Early in the 2017 MLB season DJ LeMahieu is leading the league in batting average, hitting .348 according to Baseball Reference MLB Leaders. We all know by now advanced metrics, OBP, etc. paint a much better picture of batter production. However, today’s post is not an attack on traditional numbers, rather an attack on a false assumption some have with any batting statistic, even the media elite and some elementary math textbooks:
As you can see in the chart below, as of press-time LeMahieu is hitting .348, or he has gotten a hit 34.8% of the time. This is factually correct on how LeMahieu HAS performed this season, but tells us nothing about his future performance.
When DJ steps to the plate today, carrying a .348 average, he does NOT have a 34.8% chance of getting a hit. Its an easy trap to fall in, and although its close, its not technically the “hot hand fallacy“, and I have yet to find the formal mathematical term for this fallacy – so, until someone tells me otherwise I am calling this “Predicting Future on Previous Outcome Fallacy” (better names gladly welcomed). When DJ, or anyone else for that matter steps to the plate, his previous success of getting a hit does not mathematically impact his odds of getting a hit at this instantaneous moment. If you were to look at each at bat from previous games in a vacuum, yes, you KNOW there is a 34.8% chance of a hit each time he steps to the plate.

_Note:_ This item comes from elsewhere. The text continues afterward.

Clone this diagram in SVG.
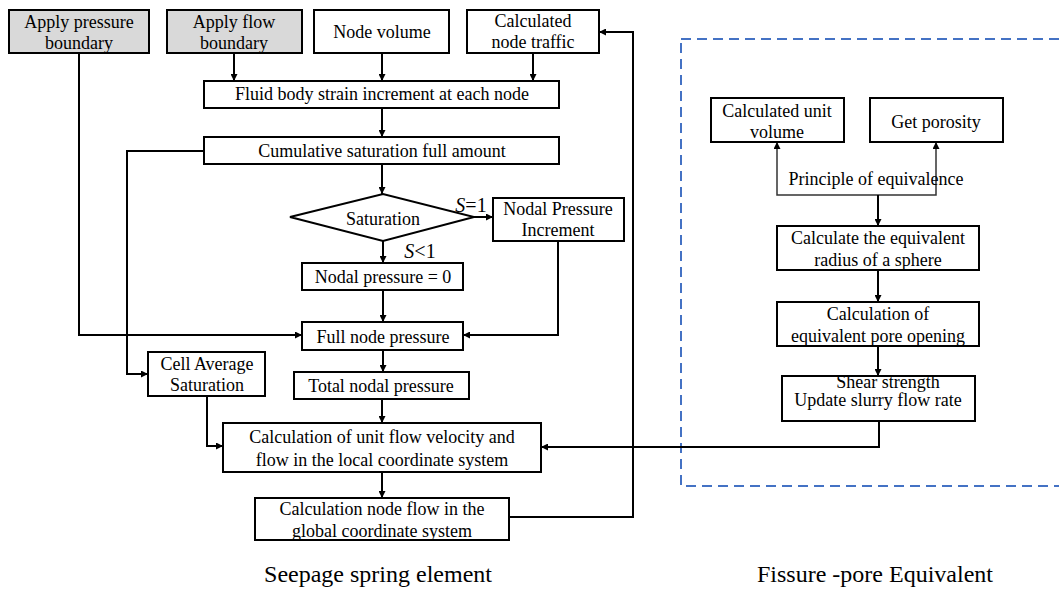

Imagine a round of roulette:
Regardless of what you play, lets say you play red, you KNOW going into the event there is a set probability of 18/40 you will have a successful spin (0 and 00 I believe are green). That outcome is fixed, and not based on previous events. Because of the variance of the human element and talent, every single at bat (AB) technically has two outcomes (in the context of Batting Average): 1 or 0 out of 1.
The issue is one of using historical data to infer future probability. Yes, this information could give you the right answer, and someone hitting .300 is likely to have a more successful outcome than someone hitting .250 in one particular AB, but officially, you can NOT say he has a 30% chance of getting a hit. When the player steps to the plate, in regards to batting average, there is a set, binary level of outcomes: hit, no hit. And he steps to the plate with a clean slate, that instant, in that moment is not constricted to previous outcome’s successes.
Think of it this way:
Let’s say through the first half of the season (lets say 250 ABs) Anthony Rizzo is hitting a stellar .300, yet he finishes the 2nd half of the season at .280 (500 ABs). This means on his 251st AB, stepping to the plate with a .300 BA, we have the (false) assumption he has a 30% chance of getting a hit, even though we know his “2nd half BA” was actually .260 (or 26%).
The long and short of it is we don’t know what someone’s actual odds of getting a hit (BA), getting on base (OBP), etc. is IN THAT MOMENT they step to the plate, and using historical data, even if you whittle it down to the most specific split (vs. LH, at night, etc.) that event doesn’t KNOW what a player’s previous events looked like. So, we can’t say a player has a (batting average in %) chance of getting a hit this at bat.